I also know that Sam Saffron has mentioned the shim latency a bit before as well with other tools.

> We stopped benching on rbenv based systems, everyone moved to chruby or rvm cause the shims rbenv adds introduce significant delays on boot.

https://discuss.rubyonrails.org/t/why-is-rails-boot-so-slow-...



At least for terraform, I find using an env an anti-pattern. The software moves too fast and you get stuck if you can't just stay up to date. I have done both the env route and the stay-up-to-date route on non-trivial infra (~1MM/mo) and the latter is far superior. It's not too bad when you just need to keep moving up and it's a small task.


absolutely this, asdf saw the true problem with version management and provided an elegant solution.


If I'm reading their benchmarks right, rbenv takes (mean) 239628.1ms and Frum takes 232944.6ms to install ruby, for a 2.8% speedup.

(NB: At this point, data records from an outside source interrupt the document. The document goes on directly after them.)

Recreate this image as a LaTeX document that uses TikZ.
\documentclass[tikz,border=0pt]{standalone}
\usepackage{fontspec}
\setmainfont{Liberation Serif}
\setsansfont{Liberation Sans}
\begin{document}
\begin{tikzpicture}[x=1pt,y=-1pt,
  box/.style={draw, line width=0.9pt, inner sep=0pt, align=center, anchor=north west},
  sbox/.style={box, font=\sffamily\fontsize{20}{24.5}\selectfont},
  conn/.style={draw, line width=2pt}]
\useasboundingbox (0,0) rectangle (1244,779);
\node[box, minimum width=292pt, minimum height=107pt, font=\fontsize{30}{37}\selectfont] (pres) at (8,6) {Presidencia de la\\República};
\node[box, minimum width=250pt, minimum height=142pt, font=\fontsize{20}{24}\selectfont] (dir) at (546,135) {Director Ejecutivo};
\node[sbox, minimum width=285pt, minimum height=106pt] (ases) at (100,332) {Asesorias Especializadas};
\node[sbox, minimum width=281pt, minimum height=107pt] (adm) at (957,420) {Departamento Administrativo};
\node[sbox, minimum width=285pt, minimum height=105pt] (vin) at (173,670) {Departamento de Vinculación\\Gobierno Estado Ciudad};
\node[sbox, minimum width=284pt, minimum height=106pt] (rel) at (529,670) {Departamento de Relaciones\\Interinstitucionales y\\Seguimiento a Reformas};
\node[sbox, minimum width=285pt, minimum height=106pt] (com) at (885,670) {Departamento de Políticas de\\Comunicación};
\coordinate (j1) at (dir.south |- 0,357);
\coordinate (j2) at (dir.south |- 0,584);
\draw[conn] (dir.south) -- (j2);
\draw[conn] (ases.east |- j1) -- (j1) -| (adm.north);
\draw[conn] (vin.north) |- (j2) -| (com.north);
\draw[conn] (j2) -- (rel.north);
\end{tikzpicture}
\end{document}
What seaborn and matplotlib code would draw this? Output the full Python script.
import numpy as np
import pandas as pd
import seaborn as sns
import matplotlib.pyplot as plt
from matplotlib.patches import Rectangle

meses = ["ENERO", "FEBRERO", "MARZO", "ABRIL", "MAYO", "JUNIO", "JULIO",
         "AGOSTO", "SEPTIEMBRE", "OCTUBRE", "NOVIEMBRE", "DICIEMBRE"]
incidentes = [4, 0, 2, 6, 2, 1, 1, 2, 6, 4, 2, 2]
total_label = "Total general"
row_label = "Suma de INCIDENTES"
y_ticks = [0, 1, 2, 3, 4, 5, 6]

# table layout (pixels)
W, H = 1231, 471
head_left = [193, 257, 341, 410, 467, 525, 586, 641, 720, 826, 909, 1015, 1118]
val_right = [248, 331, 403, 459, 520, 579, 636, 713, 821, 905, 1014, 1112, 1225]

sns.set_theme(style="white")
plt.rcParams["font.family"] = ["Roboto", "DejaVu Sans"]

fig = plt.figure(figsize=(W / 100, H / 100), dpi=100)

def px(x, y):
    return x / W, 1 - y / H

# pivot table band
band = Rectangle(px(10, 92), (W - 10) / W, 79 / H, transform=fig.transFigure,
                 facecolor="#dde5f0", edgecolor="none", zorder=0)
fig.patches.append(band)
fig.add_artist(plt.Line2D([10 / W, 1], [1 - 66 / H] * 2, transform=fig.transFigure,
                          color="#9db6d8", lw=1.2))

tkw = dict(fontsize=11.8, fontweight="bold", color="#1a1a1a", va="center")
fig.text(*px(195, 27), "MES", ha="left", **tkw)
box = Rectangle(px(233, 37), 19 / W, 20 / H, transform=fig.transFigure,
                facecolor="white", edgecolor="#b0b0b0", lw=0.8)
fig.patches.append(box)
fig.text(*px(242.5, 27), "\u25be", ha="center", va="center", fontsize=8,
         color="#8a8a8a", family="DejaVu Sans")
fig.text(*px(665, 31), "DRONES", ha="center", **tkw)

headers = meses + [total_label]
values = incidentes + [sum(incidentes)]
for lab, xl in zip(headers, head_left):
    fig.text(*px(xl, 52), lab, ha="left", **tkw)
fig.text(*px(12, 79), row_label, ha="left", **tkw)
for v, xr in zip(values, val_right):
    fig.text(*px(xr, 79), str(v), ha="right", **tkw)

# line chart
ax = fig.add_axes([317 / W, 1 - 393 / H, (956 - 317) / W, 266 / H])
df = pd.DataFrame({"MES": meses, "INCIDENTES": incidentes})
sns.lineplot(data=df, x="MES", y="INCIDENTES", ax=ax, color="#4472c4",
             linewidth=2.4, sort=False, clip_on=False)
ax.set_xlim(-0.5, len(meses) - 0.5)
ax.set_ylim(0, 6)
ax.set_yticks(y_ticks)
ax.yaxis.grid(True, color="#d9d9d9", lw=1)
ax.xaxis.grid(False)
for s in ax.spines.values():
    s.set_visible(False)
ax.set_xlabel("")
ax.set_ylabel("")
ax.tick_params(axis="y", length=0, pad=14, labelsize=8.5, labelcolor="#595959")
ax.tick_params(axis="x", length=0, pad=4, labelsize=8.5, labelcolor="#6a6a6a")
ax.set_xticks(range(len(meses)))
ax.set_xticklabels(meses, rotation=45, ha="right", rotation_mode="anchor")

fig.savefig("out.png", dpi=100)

It looks like a pretty new project, though, so that may just be the starting point.


That's the way I read it, although I don't understand why they're focusing on installation. That seems like choosing a car based on how long it takes to change the oil.

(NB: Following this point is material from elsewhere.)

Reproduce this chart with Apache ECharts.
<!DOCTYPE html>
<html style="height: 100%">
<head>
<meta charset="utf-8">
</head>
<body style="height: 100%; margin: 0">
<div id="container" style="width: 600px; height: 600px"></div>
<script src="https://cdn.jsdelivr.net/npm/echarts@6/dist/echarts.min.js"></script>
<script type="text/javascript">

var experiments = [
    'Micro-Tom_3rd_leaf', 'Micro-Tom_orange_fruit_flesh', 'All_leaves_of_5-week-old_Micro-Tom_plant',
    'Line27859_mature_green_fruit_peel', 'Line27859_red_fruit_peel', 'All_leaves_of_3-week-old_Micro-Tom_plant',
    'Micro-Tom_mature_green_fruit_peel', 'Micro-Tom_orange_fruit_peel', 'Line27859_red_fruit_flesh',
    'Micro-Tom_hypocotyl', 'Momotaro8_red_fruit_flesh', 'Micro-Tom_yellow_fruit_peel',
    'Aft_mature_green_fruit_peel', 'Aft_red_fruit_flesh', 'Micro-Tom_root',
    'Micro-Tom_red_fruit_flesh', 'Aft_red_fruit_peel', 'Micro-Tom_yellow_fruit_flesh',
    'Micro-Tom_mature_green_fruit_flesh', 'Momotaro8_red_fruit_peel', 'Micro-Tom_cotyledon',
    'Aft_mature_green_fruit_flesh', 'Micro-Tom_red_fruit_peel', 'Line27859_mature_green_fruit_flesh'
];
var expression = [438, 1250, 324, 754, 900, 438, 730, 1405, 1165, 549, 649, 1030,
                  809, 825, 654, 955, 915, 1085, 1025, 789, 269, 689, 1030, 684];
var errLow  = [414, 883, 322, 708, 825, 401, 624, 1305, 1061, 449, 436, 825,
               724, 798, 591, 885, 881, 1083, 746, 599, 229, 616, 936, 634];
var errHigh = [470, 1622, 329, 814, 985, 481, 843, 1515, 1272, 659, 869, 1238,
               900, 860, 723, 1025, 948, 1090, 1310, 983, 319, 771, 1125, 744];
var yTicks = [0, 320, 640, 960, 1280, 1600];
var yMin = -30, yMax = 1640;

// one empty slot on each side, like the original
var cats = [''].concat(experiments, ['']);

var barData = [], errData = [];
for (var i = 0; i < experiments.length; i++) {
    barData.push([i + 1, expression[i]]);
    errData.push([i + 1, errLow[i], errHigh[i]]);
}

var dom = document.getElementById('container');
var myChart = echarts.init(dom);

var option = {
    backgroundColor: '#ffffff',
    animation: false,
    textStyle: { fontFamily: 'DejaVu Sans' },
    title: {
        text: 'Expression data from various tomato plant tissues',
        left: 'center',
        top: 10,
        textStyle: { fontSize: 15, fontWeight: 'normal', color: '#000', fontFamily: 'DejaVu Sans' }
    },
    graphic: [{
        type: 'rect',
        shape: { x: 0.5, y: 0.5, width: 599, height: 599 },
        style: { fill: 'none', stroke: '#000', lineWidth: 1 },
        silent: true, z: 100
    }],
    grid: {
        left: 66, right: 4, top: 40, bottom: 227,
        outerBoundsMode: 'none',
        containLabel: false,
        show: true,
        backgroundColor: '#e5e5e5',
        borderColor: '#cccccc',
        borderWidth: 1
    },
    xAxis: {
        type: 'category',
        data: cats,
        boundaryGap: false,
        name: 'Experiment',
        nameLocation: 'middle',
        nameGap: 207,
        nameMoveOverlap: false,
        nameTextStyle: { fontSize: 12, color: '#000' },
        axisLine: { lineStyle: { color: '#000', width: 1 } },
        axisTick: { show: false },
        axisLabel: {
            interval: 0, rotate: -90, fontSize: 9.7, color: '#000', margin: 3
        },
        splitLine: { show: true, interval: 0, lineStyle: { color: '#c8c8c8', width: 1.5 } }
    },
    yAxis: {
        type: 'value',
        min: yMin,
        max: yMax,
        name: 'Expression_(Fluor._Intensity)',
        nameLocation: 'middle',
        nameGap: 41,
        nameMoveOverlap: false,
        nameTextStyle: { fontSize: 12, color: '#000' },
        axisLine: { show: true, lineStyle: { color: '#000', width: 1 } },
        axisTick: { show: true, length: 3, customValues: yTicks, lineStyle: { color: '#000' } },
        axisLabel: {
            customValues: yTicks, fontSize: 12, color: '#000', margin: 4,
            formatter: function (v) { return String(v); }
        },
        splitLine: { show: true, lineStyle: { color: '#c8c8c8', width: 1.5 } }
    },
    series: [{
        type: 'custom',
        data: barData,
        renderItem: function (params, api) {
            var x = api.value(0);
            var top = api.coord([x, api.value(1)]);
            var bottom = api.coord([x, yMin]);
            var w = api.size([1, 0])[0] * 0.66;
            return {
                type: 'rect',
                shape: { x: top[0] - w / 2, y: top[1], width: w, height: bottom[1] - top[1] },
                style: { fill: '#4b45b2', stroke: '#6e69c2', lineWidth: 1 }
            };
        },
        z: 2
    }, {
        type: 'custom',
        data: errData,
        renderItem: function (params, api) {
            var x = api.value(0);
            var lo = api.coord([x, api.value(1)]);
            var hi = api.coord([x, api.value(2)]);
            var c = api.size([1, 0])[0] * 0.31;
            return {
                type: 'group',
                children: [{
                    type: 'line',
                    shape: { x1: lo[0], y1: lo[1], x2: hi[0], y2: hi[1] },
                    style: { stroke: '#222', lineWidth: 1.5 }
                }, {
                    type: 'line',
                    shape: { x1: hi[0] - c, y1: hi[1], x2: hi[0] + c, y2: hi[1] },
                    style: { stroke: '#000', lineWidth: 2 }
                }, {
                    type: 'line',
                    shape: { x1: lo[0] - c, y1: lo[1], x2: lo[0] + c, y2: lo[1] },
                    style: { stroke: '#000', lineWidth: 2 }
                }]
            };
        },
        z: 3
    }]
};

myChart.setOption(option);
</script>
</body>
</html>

I'd be more interested in a benchmark of how much slower it is than having the right version of Ruby directly in your path, or versus rbenv shims.


I just use Nix for this. The nice thing with it is it's uniform and you can manage versions for any language.

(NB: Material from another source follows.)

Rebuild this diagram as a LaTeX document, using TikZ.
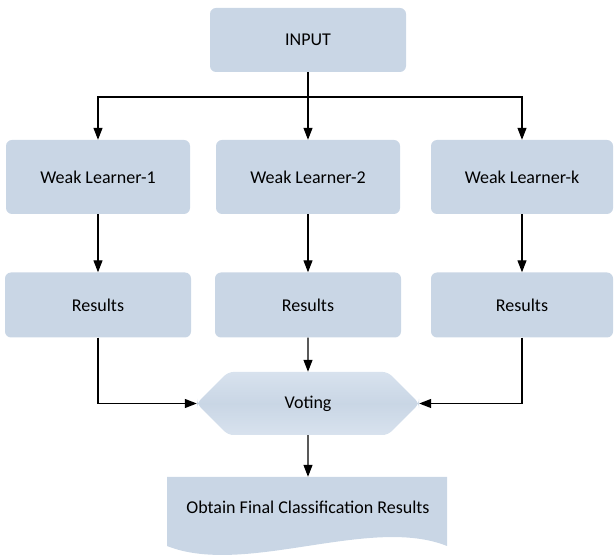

I am working on building VirtualBox appliances based off of NixOS. Nix makes me feel dumb.


It makes you feel dumb until you keep plugging away and suddenly you can use it and you're not sure why it's all making sense


I love everything about what Nix is achieving, and have a lot of problems with how it achieves it.


I'm curious about the name. Frum is Yiddish for 'religious'.


Betting it's because it's a Fast RUby version Manager?


HI. I'm an owner of this repository. You're right. And the reason why I chose the name frum instead of frm is that frm is hard to call and I don't feel attached to it.


It almost definitely has nothing to do with David Frum[1], but that's where my own odd mind went first.

1 - https://en.wikipedia.org/wiki/David_Frum


Does it have anything to do with John Frum?

https://en.wikipedia.org/wiki/John_Frum


I'd be intrigued to see a benchmark against chruby/ruby-install. Doing the shell config isn't where I'd assume the slow bit is.


I'd also like to see a benchmark against chruby/ruby-install. I believe many developers moved from rbenv to chruby for speed.


I've written a guide to Install Ruby with Frum[0]. I think it's a great alternative to rbenv, RVM, chruby, or asdf.

From the article: "There are no shims (unlike Asdf or Rbenv) and it doesn’t override the cd command (unlike RVM). it includes a built-in Ruby installer command so there’s no extra program needed to install Ruby (unlike Chruby). The installer is fast and Frum requires no dependencies (it’s an all-in-one Rust executable you can install with Homebrew)."

[0] https://mac.install.guide/ruby/14.html


Odd to see pm for lang-a written in lang-b.

Esbuild comes to mind ?


Volta as well https://volta.sh/ – A Node version manager written in Rust.

I wonder if there's a Ruby bundler written in another lang?


Talk about optimizing the wrong loop.